The Consumer Price Index for All Urban Consumers (CPI-U) increased 0.3 percent in September before seasonal adjustment the Bureau of Labor Statistics of the U. S. Department of Labor reported yesterday. The CPI-U excluding food and energy advanced at a 2.5 percent SAAR in the third quarter following increases at rates of 2.3 percent in each of the first two quarters of 2007. The Fed likes to see inflation over between the 1%-2% range but its favorite measure of inflation is the Personal Consumption Expenditures index or PCE. PCE was reported last week at 1.9% Seasonally Adjusted Annual Rate (SAAR) right where the Fed wants to see it.
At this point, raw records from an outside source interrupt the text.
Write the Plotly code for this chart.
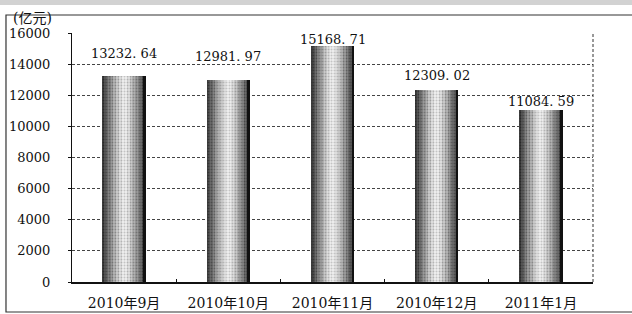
import plotly.graph_objects as go

# ---- data ----
months = ["2010年9月", "2010年10月", "2010年11月", "2010年12月", "2011年1月"]
values = [13232.64, 12981.97, 15168.71, 12309.02, 11084.59]
value_labels = ["13232. 64", "12981. 97", "15168. 71", "12309. 02", "11084. 59"]
y_ticks = [0, 2000, 4000, 6000, 8000, 10000, 12000, 14000, 16000]
y_tick_text = ["0", "2000", "4000", "6000", "8000", "10000", "12000", "14000", "16000"]

# ---- style ----
label_shift = [23, 23, 6, 15, 8]
FONT = "DejaVu Serif, Liberation Serif, Noto Sans CJK SC"
BAR_W = 0.415
layers = [  # (width fraction, base colour, dot colour)
    (1.00, "#404040", "#111111"),
    (0.92, "#555555", "#1a1a1a"),
    (0.83, "#6c6c6c", "#2a2a2a"),
    (0.73, "#848484", "#3a3a3a"),
    (0.62, "#9c9c9c", "#4a4a4a"),
    (0.50, "#b4b4b4", "#5c5c5c"),
    (0.38, "#cbcbcb", "#707070"),
    (0.25, "#e0e0e0", "#888888"),
    (0.12, "#eeeeee", "#9a9a9a"),
]

fig = go.Figure()
for frac, col, dot in layers:
    fig.add_trace(go.Bar(
        x=months, y=values, width=BAR_W * frac,
        marker=dict(color=col, line=dict(width=0),
                    pattern=dict(shape=".", fgcolor=dot, size=3, solidity=0.35)),
        hoverinfo="skip", showlegend=False))
# dark right edge of each cylinder
fig.add_trace(go.Bar(
    x=months, y=values, width=0.025, offset=BAR_W / 2 - 0.025,
    marker=dict(color="#111111", line=dict(width=0)),
    hoverinfo="skip", showlegend=False))

for m, v, t, s in zip(months, values, value_labels, label_shift):
    fig.add_annotation(x=m, y=v, text=t, showarrow=False, yanchor="middle",
                       yshift=s, xshift=0,
                       font=dict(family=FONT, size=13, color="#111111"))

# y-axis unit
fig.add_annotation(xref="paper", yref="paper", x=-0.075, y=1.062, text="(亿元)",
                   xanchor="center", yanchor="middle",
                   showarrow=False, font=dict(family=FONT, size=14, color="#111111"))

shapes = [
    # top grey band
    dict(type="rect", xref="paper", yref="paper", x0=-0.2, x1=1.3, y0=1.112, y1=1.2,
         fillcolor="#d2d2d2", line=dict(width=0), layer="below"),
    # outer frame
    dict(type="rect", xref="paper", yref="paper", x0=-0.1267, x1=1.3, y0=-0.1205, y1=1.0723,
         line=dict(color="#333333", width=1.2), layer="below"),
    # dashed right border of plot
    dict(type="line", xref="paper", yref="paper", x0=1, x1=1, y0=0, y1=1,
         line=dict(color="#333333", width=1, dash="3px,2px")),
]

fig.update_layout(
    width=632, height=314,
    margin=dict(l=72, r=39, t=33, b=32, pad=0),
    paper_bgcolor="white", plot_bgcolor="white",
    barmode="overlay", bargap=0,
    shapes=shapes,
    font=dict(family=FONT, size=13, color="#111111"),
)
fig.update_yaxes(range=[0, 16000], tickvals=y_ticks, ticktext=y_tick_text, showgrid=True,
                 gridcolor="#444444", griddash="3px,2px", gridwidth=1,
                 showline=True, linecolor="#111111", linewidth=1,
                 ticks="outside", ticklen=3, tickcolor="#111111",
                 ticklabelstandoff=15, zeroline=False, automargin=False,
                 tickfont=dict(family=FONT, size=13, color="#111111"))
fig.update_xaxes(showline=True, linecolor="#111111", linewidth=1.5,
                 ticks="inside", tickson="boundaries", ticklen=3, tickcolor="#111111",
                 ticklabelstandoff=7, automargin=False,
                 tickfont=dict(family=FONT, size=14, color="#111111"))

fig.write_html("out.html", config={"displayModeBar": False},
               post_script="document.body.style.margin='0';")
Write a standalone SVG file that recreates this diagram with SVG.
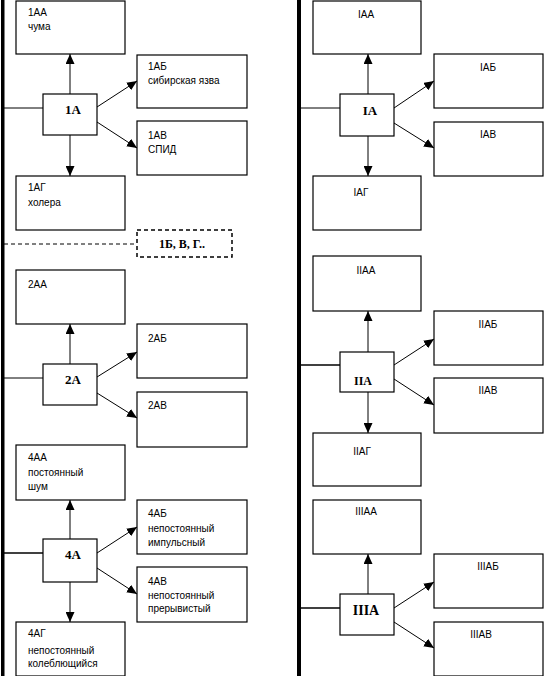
<svg xmlns="http://www.w3.org/2000/svg" width="544" height="676" viewBox="0 0 544 676">
<defs>
<marker id="ah" markerUnits="userSpaceOnUse" markerWidth="10" markerHeight="9" refX="10" refY="4.5" orient="auto">
<path d="M0,0 L10,4.5 L0,9 z" fill="#000"/>
</marker>
<style>
.box{fill:#fff;stroke:#000;stroke-width:1.2}
.t{font-family:"Liberation Sans",Arial,sans-serif;font-size:10px;fill:#000}
.c{text-anchor:middle}
.n{font-family:"Liberation Serif","Times New Roman",serif;font-weight:bold;font-size:13px;text-anchor:middle;fill:#000}
.ln{stroke:#000;stroke-width:1;fill:none}
.ar{stroke:#000;stroke-width:1;fill:none;marker-end:url(#ah)}
.hl{stroke:#000;stroke-width:1.5;fill:none}
</style>
</defs>
<rect width="544" height="676" fill="#fff"/>
<g id="bars">
<rect x="1" y="0" width="3.5" height="676" fill="#000"/>
<rect x="297" y="0" width="4" height="676" fill="#000"/>
</g>
<g id="connectors">
<line class="ln" x1="4" y1="108" x2="43" y2="108"/>
<line class="ar" x1="70" y1="94" x2="70" y2="54"/>
<line class="ar" x1="97" y1="107" x2="137" y2="81"/>
<line class="ar" x1="97" y1="122" x2="137" y2="148"/>
<line class="ar" x1="70" y1="135" x2="70" y2="176"/>
<line class="ln" x1="4" y1="244" x2="137" y2="244" stroke-dasharray="4,3"/>
<line class="ln" x1="4" y1="378" x2="43" y2="378"/>
<line class="ar" x1="70" y1="364" x2="70" y2="324"/>
<line class="ar" x1="97" y1="377" x2="137" y2="352"/>
<line class="ar" x1="97" y1="393" x2="137" y2="418"/>
<line class="hl" x1="4" y1="553" x2="43" y2="553"/>
<line class="ar" x1="70" y1="539" x2="70" y2="500"/>
<line class="ar" x1="97" y1="553" x2="137" y2="527"/>
<line class="ar" x1="97" y1="568" x2="137" y2="594"/>
<line class="ar" x1="70" y1="582" x2="70" y2="622"/>
<line class="ln" x1="301" y1="108" x2="340" y2="108"/>
<line class="ar" x1="368" y1="94" x2="368" y2="54"/>
<line class="ar" x1="394" y1="108" x2="434" y2="81"/>
<line class="ar" x1="394" y1="123" x2="434" y2="148"/>
<line class="ar" x1="368" y1="136" x2="368" y2="176"/>
<line class="hl" x1="301" y1="365" x2="340" y2="365"/>
<line class="ar" x1="368" y1="352" x2="368" y2="311"/>
<line class="ar" x1="394" y1="365" x2="434" y2="339"/>
<line class="ar" x1="394" y1="379" x2="434" y2="405"/>
<line class="ar" x1="368" y1="392" x2="368" y2="433"/>
<line class="hl" x1="301" y1="608" x2="340" y2="608"/>
<line class="ar" x1="368" y1="594" x2="368" y2="554"/>
<line class="ar" x1="394" y1="608" x2="434" y2="582"/>
<line class="ar" x1="394" y1="622" x2="434" y2="648"/>
</g>
<g id="n1AA"><rect class="box" x="16" y="1" width="109" height="53"/><text class="t" x="28" y="16">1АА</text><text class="t" x="28" y="30">чума</text></g>
<g id="n1AB"><rect class="box" x="137" y="55" width="110" height="53"/><text class="t" x="148" y="70">1АБ</text><text class="t" x="148" y="84">сибирская язва</text></g>
<g id="n1A"><rect class="box" x="43" y="94" width="54" height="41"/><text class="n" x="73" y="114">1А</text></g>
<g id="n1AV"><rect class="box" x="137" y="121" width="110" height="54"/><text class="t" x="148" y="139">1АВ</text><text class="t" x="148" y="153">СПИД</text></g>
<g id="n1AG"><rect class="box" x="16" y="176" width="109" height="54"/><text class="t" x="28" y="191">1АГ</text><text class="t" x="28" y="206">холера</text></g>
<g id="n1BVG"><rect x="137" y="230" width="95" height="27" fill="#fff" stroke="#000" stroke-width="1.5" stroke-dasharray="4,3"/><text class="n" x="182" y="248" style="font-size:12px">1Б, В, Г..</text></g>
<g id="n2AA"><rect class="box" x="16" y="270" width="109" height="54"/><text class="t" x="28" y="288">2АА</text></g>
<g id="n2AB"><rect class="box" x="137" y="324" width="110" height="54"/><text class="t" x="148" y="342">2АБ</text></g>
<g id="n2A"><rect class="box" x="43" y="364" width="54" height="41"/><text class="n" x="73" y="384">2А</text></g>
<g id="n2AV"><rect class="box" x="137" y="392" width="110" height="55"/><text class="t" x="148" y="409">2АВ</text></g>
<g id="n4AA"><rect class="box" x="16" y="445" width="109" height="55"/><text class="t" x="28" y="461">4АА</text><text class="t" x="28" y="476">постоянный</text><text class="t" x="28" y="490">шум</text></g>
<g id="n4AB"><rect class="box" x="137" y="500" width="110" height="54"/><text class="t" x="148" y="517">4АБ</text><text class="t" x="148" y="532">непостоянный</text><text class="t" x="148" y="546">импульсный</text></g>
<g id="n4A"><rect class="box" x="43" y="539" width="54" height="43"/><text class="n" x="73" y="559">4А</text></g>
<g id="n4AV"><rect class="box" x="137" y="567" width="110" height="55"/><text class="t" x="148" y="585">4АВ</text><text class="t" x="148" y="599">непостоянный</text><text class="t" x="148" y="612">прерывистый</text></g>
<g id="n4AG"><rect class="box" x="16" y="622" width="109" height="54"/><text class="t" x="28" y="637">4АГ</text><text class="t" x="28" y="654">непостоянный</text><text class="t" x="28" y="667">колеблющийся</text></g>
<g id="nIAA"><rect class="box" x="313" y="1" width="108" height="53"/><text class="t c" x="366" y="18">IАА</text></g>
<g id="nIAB"><rect class="box" x="434" y="54" width="109" height="54"/><text class="t c" x="488" y="71">IАБ</text></g>
<g id="nIA"><rect class="box" x="340" y="94" width="54" height="42"/><text class="n" x="370" y="115">IА</text></g>
<g id="nIAV"><rect class="box" x="434" y="122" width="109" height="54"/><text class="t c" x="488" y="138">IАВ</text></g>
<g id="nIAG"><rect class="box" x="313" y="176" width="108" height="54"/><text class="t c" x="361" y="196">IАГ</text></g>
<g id="nIIAA"><rect class="box" x="313" y="256" width="108" height="55"/><text class="t c" x="366" y="274">IIАА</text></g>
<g id="nIIAB"><rect class="box" x="434" y="311" width="109" height="54"/><text class="t c" x="488" y="328">IIАБ</text></g>
<g id="nIIA"><rect class="box" x="340" y="352" width="54" height="40"/><text class="n" x="363" y="385" style="font-size:12px">IIА</text></g>
<g id="nIIAV"><rect class="box" x="434" y="378" width="109" height="55"/><text class="t c" x="488" y="394">IIАВ</text></g>
<g id="nIIAG"><rect class="box" x="313" y="433" width="108" height="53"/><text class="t c" x="362" y="455">IIАГ</text></g>
<g id="nIIIAA"><rect class="box" x="313" y="500" width="108" height="54"/><text class="t c" x="366" y="515">IIIАА</text></g>
<g id="nIIIAB"><rect class="box" x="434" y="554" width="109" height="54"/><text class="t c" x="488" y="570">IIIАБ</text></g>
<g id="nIIIA"><rect class="box" x="340" y="594" width="54" height="41"/><text class="n" x="366" y="615" style="font-size:14px">IIIА</text></g>
<g id="nIIIAV"><rect class="box" x="434" y="622" width="109" height="54"/><text class="t c" x="481" y="638">IIIАВ</text></g>
</svg>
On top of that initial jobless claims came in at 337,000 well above expectations of 318,000 and the highest weekly total in seven weeks. This eases the threat of wage-based inflation and is positive news for mortgage bonds. The FNMA 6.0% bond jumped significantly to close the day up 22bps at $100.53.
Bonds have made an impressive 67bps move higher after bouncing off of the 50-day moving average on Monday. This has been enough to generate an improvement of about.25% in 30-year fixed mortgages for the week. Now we’re smack in the middle of a range of resistance between $100.44 and $100.59. Bonds could go either way based on positive or negative news.